[INFORMATION SHOWN start]

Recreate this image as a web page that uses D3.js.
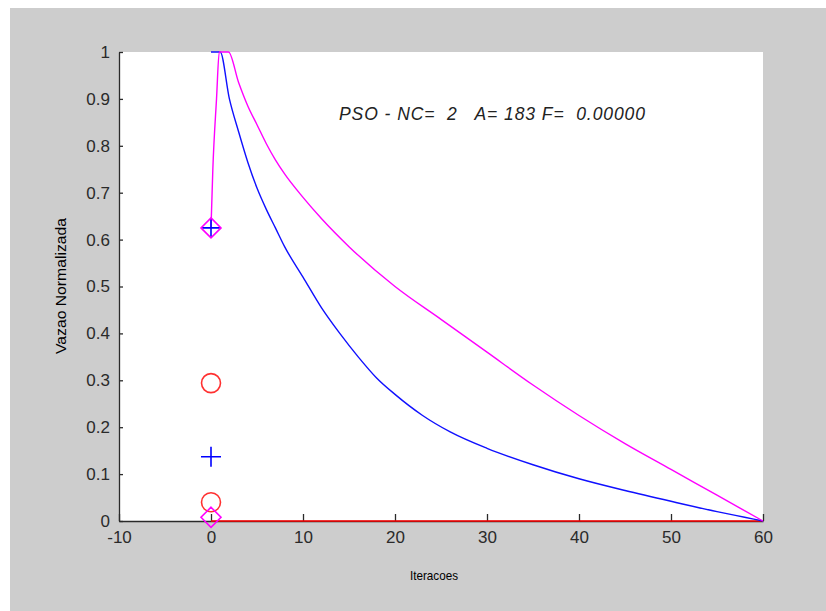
<!DOCTYPE html>
<html lang="en">
<head>
<meta charset="utf-8">
<title>PSO</title>
<script src="https://d3js.org/d3.v7.min.js"></script>
<style>
  body { margin: 0; background: #fff; }
  svg { display: block; }
  .note { white-space: pre; }
</style>
</head>
<body>
<script>
// curves
var blueX = [0, 1, 2, 3, 4, 5, 6, 7, 8, 10, 12, 14, 16, 18, 20, 23, 26, 30, 35, 40, 45, 50, 55, 58, 60];
var blueY = [1, 1, 0.9, 0.83, 0.765, 0.71, 0.665, 0.625, 0.585, 0.52, 0.455, 0.4, 0.35, 0.305, 0.27, 0.225, 0.19, 0.155, 0.12, 0.09, 0.065, 0.042, 0.02, 0.008, 0];

var magX = [0, 0.2, 0.6, 0.9, 1.9, 3, 4, 5, 6, 7, 8, 10, 12, 15, 20, 25, 30, 35, 40, 45, 50, 55, 60];
var magY = [0.625, 0.75, 0.9, 1, 1, 0.935, 0.885, 0.845, 0.805, 0.77, 0.74, 0.69, 0.645, 0.585, 0.5, 0.43, 0.36, 0.29, 0.225, 0.165, 0.11, 0.055, 0];

var redX = [0, 60];
var redY = [0, 0];

// markers at iteration 0
var plusY = [0.625, 0.137];
var circleY = [0.294, 0.04];
var diamondY = [0.625, 0.008];

var xTicks = [-10, 0, 10, 20, 30, 40, 50, 60];
var yTicks = [0, 0.1, 0.2, 0.3, 0.4, 0.5, 0.6, 0.7, 0.8, 0.9, 1];

var note = "PSO - NC=  2   A= 183 F=  0.00000";

var width = 826, height = 611;

var svg = d3.select("body").append("svg")
  .attr("width", width)
  .attr("height", height);

svg.append("rect")
  .attr("x", 10).attr("y", 8)
  .attr("width", width - 10).attr("height", height - 8)
  .attr("fill", "#cdcdcd");

var x = d3.scaleLinear().domain([-10, 60]).range([119, 763]);
var y = d3.scaleLinear().domain([0, 1]).range([521, 52]);

svg.append("rect")
  .attr("x", x(-10)).attr("y", y(1))
  .attr("width", x(60) - x(-10)).attr("height", y(0) - y(1))
  .attr("fill", "#fff");

var font = "'Liberation Sans', Arial, sans-serif";

var gx = svg.append("g")
  .attr("transform", "translate(0," + y(0) + ")")
  .call(d3.axisBottom(x).tickValues(xTicks).tickSize(-7).tickPadding(10).tickSizeOuter(0)
    .tickFormat(function(d) { return String(d); }));

var gy = svg.append("g")
  .attr("transform", "translate(" + x(-10) + ",0)")
  .call(d3.axisLeft(y).tickValues(yTicks).tickSize(-4).tickPadding(9).tickSizeOuter(0)
    .tickFormat(function(d) { return String(d); }));

[gx, gy].forEach(function(g) {
  g.selectAll("text").attr("font-family", font).attr("font-size", 17).attr("fill", "#2a2a2a");
  g.selectAll("line, path").attr("stroke", "#2a2a2a").attr("stroke-width", 1.3);
});

var line = d3.line()
  .x(function(d) { return x(d[0]); })
  .y(function(d) { return y(d[1]); })
  .curve(d3.curveMonotoneX);

svg.append("path")
  .datum(redX.map(function(v, i) { return [v, redY[i]]; }))
  .attr("d", line)
  .attr("fill", "none").attr("stroke", "#ff0000").attr("stroke-width", 1.5);

svg.append("path")
  .datum(blueX.map(function(v, i) { return [v, blueY[i]]; }))
  .attr("d", line)
  .attr("fill", "none").attr("stroke", "#1010ff").attr("stroke-width", 1.4);

svg.append("path")
  .datum(magX.map(function(v, i) { return [v, magY[i]]; }))
  .attr("d", line)
  .attr("fill", "none").attr("stroke", "#ff00ff").attr("stroke-width", 1.4);

var x0 = x(0);

svg.selectAll(".circ").data(circleY).enter().append("circle")
  .attr("cx", x0).attr("cy", function(d) { return y(d); }).attr("r", 9.5)
  .attr("fill", "none").attr("stroke", "#ff3030").attr("stroke-width", 1.6);

svg.selectAll(".plus").data(plusY).enter().append("path")
  .attr("d", function(d) {
    var cy = y(d);
    return "M" + (x0 - 10) + "," + cy + "H" + (x0 + 10) + "M" + x0 + "," + (cy - 10) + "V" + (cy + 10);
  })
  .attr("stroke", "#0000ff").attr("stroke-width", 1.6).attr("fill", "none");

svg.selectAll(".dia").data(diamondY).enter().append("path")
  .attr("d", function(d) {
    var cy = y(d);
    return "M" + x0 + "," + (cy - 10) + "L" + (x0 + 10) + "," + cy + "L" + x0 + "," + (cy + 10) + "L" + (x0 - 10) + "," + cy + "Z";
  })
  .attr("stroke", "#ff00ff").attr("stroke-width", 1.6).attr("fill", "none");

svg.append("text")
  .attr("x", 434).attr("y", 580)
  .attr("text-anchor", "middle")
  .attr("font-family", font).attr("font-size", 13).attr("fill", "#000")
  .attr("textLength", 48).attr("lengthAdjust", "spacingAndGlyphs")
  .text("Iteracoes");

svg.append("text")
  .attr("transform", "translate(66,286) rotate(-90)")
  .attr("text-anchor", "middle")
  .attr("font-family", font).attr("font-size", 14).attr("fill", "#000")
  .attr("textLength", 136).attr("lengthAdjust", "spacingAndGlyphs")
  .text("Vazao Normalizada");

svg.append("text")
  .attr("class", "note")
  .attr("x", 339).attr("y", 120)
  .attr("font-family", font).attr("font-size", 17.5).attr("font-style", "italic").attr("fill", "#222")
  .attr("textLength", 306).attr("lengthAdjust", "spacing")
  .text(note);
</script>
</body>
</html>
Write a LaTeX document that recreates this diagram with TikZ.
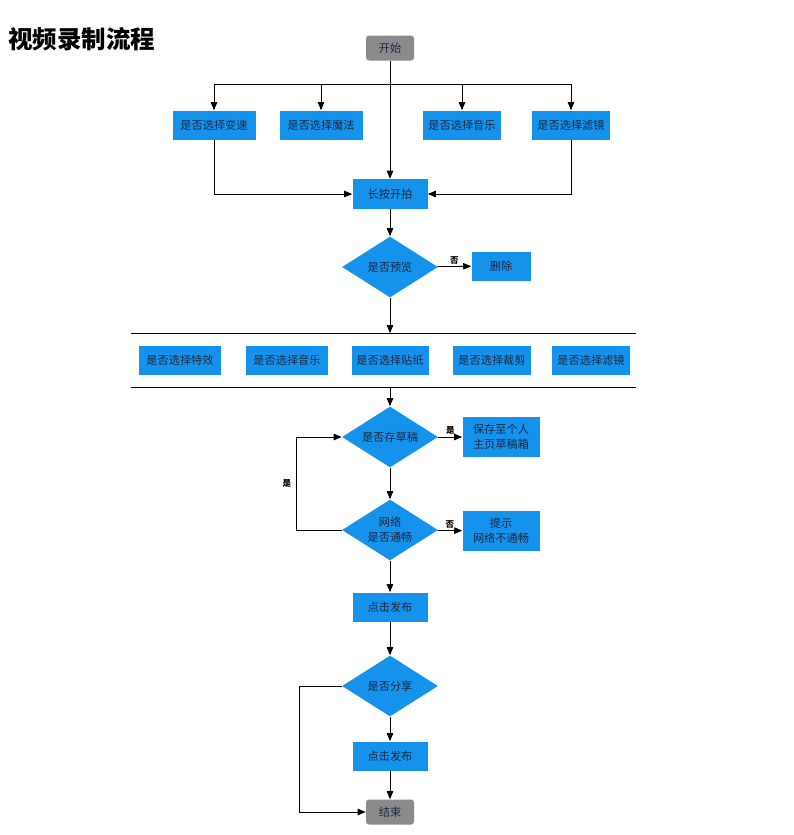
\documentclass[tikz,border=0pt]{standalone}
\usepackage{fontspec}
\newfontfamily\cjk{Noto Sans CJK SC}
\usepackage{tikz}
\usetikzlibrary{arrows,shapes.geometric}
\definecolor{boxblue}{HTML}{1592EC}
\definecolor{boxtext}{HTML}{1A2A44}
\definecolor{endgray}{HTML}{8A8A8A}
\tikzstyle{es} = [-triangle 45]
\tikzstyle{proc} = [fill=boxblue, text=boxtext, inner sep=0pt, minimum height=29pt, font=\cjk\fontsize{11.2}{14}\selectfont, align=center]
\tikzstyle{term} = [proc, fill=endgray, rounded corners=3pt, minimum width=48pt, minimum height=25pt]
\tikzstyle{ask} = [diamond, shape aspect=1.57, fill=boxblue, text=boxtext, inner sep=-4pt, minimum width=96pt, minimum height=61pt, font=\cjk\fontsize{11.2}{15}\selectfont, align=center]
\tikzstyle{tag} = [font=\cjk\bfseries\fontsize{8.5}{9}\selectfont, inner sep=2pt]

\begin{document}
\begin{tikzpicture}[yscale=-1, line width=0.8pt]
			\useasboundingbox (0pt,0pt) rectangle (794pt,835pt);
			\node at (8pt,39pt)[right, inner sep=0pt, font=\cjk\bfseries\fontsize{24.5}{28}\selectfont]{视频录制流程};
			% recording
			\node[term] (start) at (390pt,48pt) {开始};
			\node[proc, minimum width=83pt] (speed) at (214pt,125pt) {是否选择变速};
			\node[proc, minimum width=83pt] (magic) at (321pt,125pt) {是否选择魔法};
			\node[proc, minimum width=78pt] (music) at (462pt,125pt) {是否选择音乐};
			\node[proc, minimum width=78pt] (filter) at (571pt,125pt) {是否选择滤镜};
			\node[proc, minimum width=75pt, minimum height=30pt] (press) at (390pt,194pt) {长按开拍};
			\node[ask] (preview) at (390pt,267pt) {是否预览};
			\node[proc, minimum width=59pt] (delete) at (501pt,266pt) {删除};
			\coordinate (split) at (390pt,84pt);
			\draw (split -| speed) -- (split -| filter);
			\foreach \b in {speed,magic,music,filter}
				\draw[es] (split -| \b) -- (\b);
			\draw[es] (start) -- (press);
			\draw[es] (speed.south) |- (press.west);
			\draw[es] (filter.south) |- (press.east);
			\draw[es] (press) -- (preview);
			\draw[es] (preview) -- node[tag, above]{否} (delete);
			% editing
			\coordinate (barA) at (131pt,333pt);
			\coordinate (barB) at (636pt,333pt);
			\coordinate (barC) at (131pt,387pt);
			\coordinate (barD) at (636pt,387pt);
			\draw (barA) -- (barB);
			\draw (barC) -- (barD);
			\node[proc, minimum width=82pt] (effect) at (180pt,360pt) {是否选择特效};
			\node[proc, minimum width=82pt] (music2) at (287pt,360pt) {是否选择音乐};
			\node[proc, minimum width=77pt] (sticker) at (390pt,360pt) {是否选择贴纸};
			\node[proc, minimum width=78pt] (cut) at (492pt,360pt) {是否选择裁剪};
			\node[proc, minimum width=78pt] (filter2) at (591pt,360pt) {是否选择滤镜};
			\draw[es] (preview) -- (preview |- barA);
			% publishing
			\node[ask] (draft) at (390pt,437pt) {是否存草稿};
			\node[proc, minimum width=77pt, minimum height=40pt, font=\cjk\fontsize{11.2}{15}\selectfont] (save) at (501pt,437pt) {保存至个人\\主页草稿箱};
			\node[ask] (net) at (390pt,530pt) {网络\\是否通畅};
			\node[proc, minimum width=77pt, minimum height=40pt, font=\cjk\fontsize{11.2}{15}\selectfont] (hint) at (501pt,531pt) {提示\\网络不通畅};
			\node[proc, minimum width=75pt] (post) at (390pt,607pt) {点击发布};
			\node[ask] (share) at (390pt,686pt) {是否分享};
			\node[proc, minimum width=75pt] (post2) at (390pt,756pt) {点击发布};
			\node[term] (end) at (390pt,812pt) {结束};
			\draw[es] (draft |- barC) -- (draft);
			\draw[es] (draft) -- node[tag, above]{是} (save);
			\draw[es] (draft) -- (net);
			\draw[es] (net) -- node[tag, above]{否} (hint);
			\draw[es] (net.west) -- ++(-45pt,0pt) |- node[tag, pos=0.25, left=3pt]{是} (draft.west);
			\draw[es] (net) -- (post);
			\draw[es] (post) -- (share);
			\draw[es] (share) -- (post2);
			\draw[es] (post2) -- (end);
			\draw[es] (share.west) -- ++(-42pt,0pt) |- (end.west);
		\end{tikzpicture}
\end{document}
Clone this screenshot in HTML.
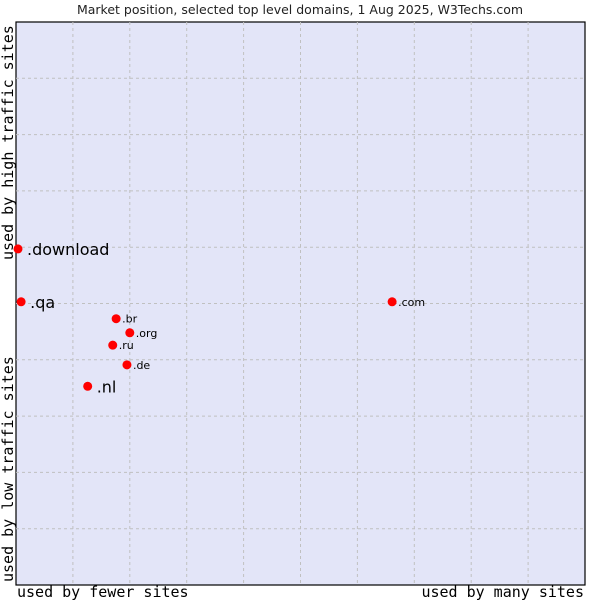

[INFORMATION SHOWN end]

#### YOUR GOAL
Repeat the listing above exactly from its first line to the line containing "var redY = [0, 0];", both included, and omit the pictures.

#### EXPECTED ANSWER
Recreate this image as a web page that uses D3.js.
<!DOCTYPE html>
<html lang="en">
<head>
<meta charset="utf-8">
<title>PSO</title>
<script src="https://d3js.org/d3.v7.min.js"></script>
<style>
  body { margin: 0; background: #fff; }
  svg { display: block; }
  .note { white-space: pre; }
</style>
</head>
<body>
<script>
// curves
var blueX = [0, 1, 2, 3, 4, 5, 6, 7, 8, 10, 12, 14, 16, 18, 20, 23, 26, 30, 35, 40, 45, 50, 55, 58, 60];
var blueY = [1, 1, 0.9, 0.83, 0.765, 0.71, 0.665, 0.625, 0.585, 0.52, 0.455, 0.4, 0.35, 0.305, 0.27, 0.225, 0.19, 0.155, 0.12, 0.09, 0.065, 0.042, 0.02, 0.008, 0];

var magX = [0, 0.2, 0.6, 0.9, 1.9, 3, 4, 5, 6, 7, 8, 10, 12, 15, 20, 25, 30, 35, 40, 45, 50, 55, 60];
var magY = [0.625, 0.75, 0.9, 1, 1, 0.935, 0.885, 0.845, 0.805, 0.77, 0.74, 0.69, 0.645, 0.585, 0.5, 0.43, 0.36, 0.29, 0.225, 0.165, 0.11, 0.055, 0];

var redX = [0, 60];
var redY = [0, 0];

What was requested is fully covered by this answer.